Incapacidade de mudar

Hoje examinamos as ideias que pautam o pensamento dos que se candidatam à condição de liderança, particularmente no âmbito da ideologia, pois elas não apenas identificam o estilo que predominará na gestão como as intenções subjacentes aos discursos. Algumas dessas ideias podem comprometer seriamente a sustentabilidade, coletiva ou individualmente.
Diante da diversidade e, sobretudo, da complexidade processual, tecnológica, sistêmica e humana de nosso tempo, não há espaço para ideias fixas. Aliás, nunca houve. Mas, algumas delas tomaram forma, com consequências nefastas. Há tempo provam-se insustentáveis e geradoras de sofrimento evitável. O holocausto foi um lamentável exemplo. Face às novas possibilidades e atual multiplicidade de desejos, saberes e pensamentos, além da expansão das consciências em direção à urgência de liberdade individual como fator chave para a felicidade, a flexibilidade, a tolerância, a empatia e a diplomacia tornaram-se mandatórias.
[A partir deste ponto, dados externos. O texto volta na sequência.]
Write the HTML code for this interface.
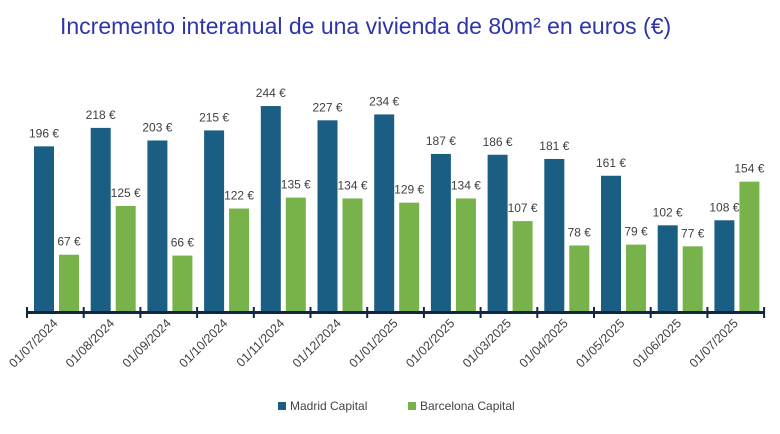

E a maioria do planeta sinaliza intenções de paz, sendo que os que insistem no conflito e na violência – inclusive em ‘comunicação violenta’ – perdem cada vez mais espaço e força. A grande vidraça tecnológica que se tornou o planeta serviu para alguma coisa boa, apesar da indiscrição e da manipulação a que os algoritmos nos submetem: expor mentes insustentáveis e estagnadas em ideias fixas. Isso inclui chefes de estado.
Há pouco, assistimos ao crepúsculo dos estadistas genuínos. E o último exemplar – atualmente fora de combate – floresceu, paradoxalmente, no berço de uma ideia fixa que culminou com o cruel genocídio orquestrado pela Alemanha hitlerista. Ângela Merkel comprovou o que todos sempre soubemos: que nem todo alemão é nazista, embora essa mancha ainda atormente suas almas. Além disso, há uma parte não alemã do planeta com simpatia a esse subproduto do pensamento, os dispensáveis neonazistas. Ângela, mais que amplificar a nova ética de seu povo, deu provas de uma liderança cordata, sensível e inegavelmente inspiradora. Porém, o tempo de temperança política parece ter se aposentado junto com ela.
E, como se não bastasse a policrise de nosso confuso planeta, a Velha Rússia deixou de nos brindar com pensadores brilhantes para desestabilizar o mundo sob os auspícios de um cabeça de bagre. Bem da verdade, os próprios russos parecem insatisfeitos com isso. Mas, não só a terra de Tolstoi esquenta o tabuleiro macroeconômico e geopolítico atual. A China carrega um pseudocomunismo com a mesma mão com que incita a fúria capitalista e a ganância a devorar a estabilidade e a paz, mesmo com muitos chineses contra, – sendo estes tratados a ferro e fogo – conforme as tradições milenares da tortura no país. E dá de ombros para tudo o que não significar radicalismo obtuso praticado pela hegemonia de um partido fértil em ideias fixas.
Os Estados Unidos substituíram um perfeito idiota por um ancião inábil e sequer endereça tempo para cuidar dos conflitos e dos tiroteios sucessivos de seus cidadãos, uns contra os outros. Esse, o pior terrorismo. A Europa, à exceção do pensamento nórdico, patina na incompetência em administrar crises e a pensar coletivamente, chafurdada na arrogância tecnocrática, na letargia e nos preconceitos de sempre. No Cone Sul, a confusão política e o subdesenvolvimento massacram substancial parcela da população (desempregada, desabrigada e com fome!), enquanto ex-condenados disputam com futuros presidiários quem é pode ser mais medíocre nas propostas de governo e menos altruísta em ideais políticos. Enquanto Evita Perón inspira um tango com refrão do Led Zeppelin: “the song remais the same…”.
Trilha sonora que cai como luva a uma Terra desafinada e em notório descompasso com a sustentabilidade. Em meio à inapetência do planeta em mudar – inclusive nações que ainda mascam na fisiologia social – ao menos poderiam focar em não adeptos de ideias fixas. Talvez esta seja a derradeira chance para um povo que já não sabe de onde veio e sequer onde está; menos ainda como projetar-se para um futuro sustentável, por sua fenomenal incapacidade de mudar.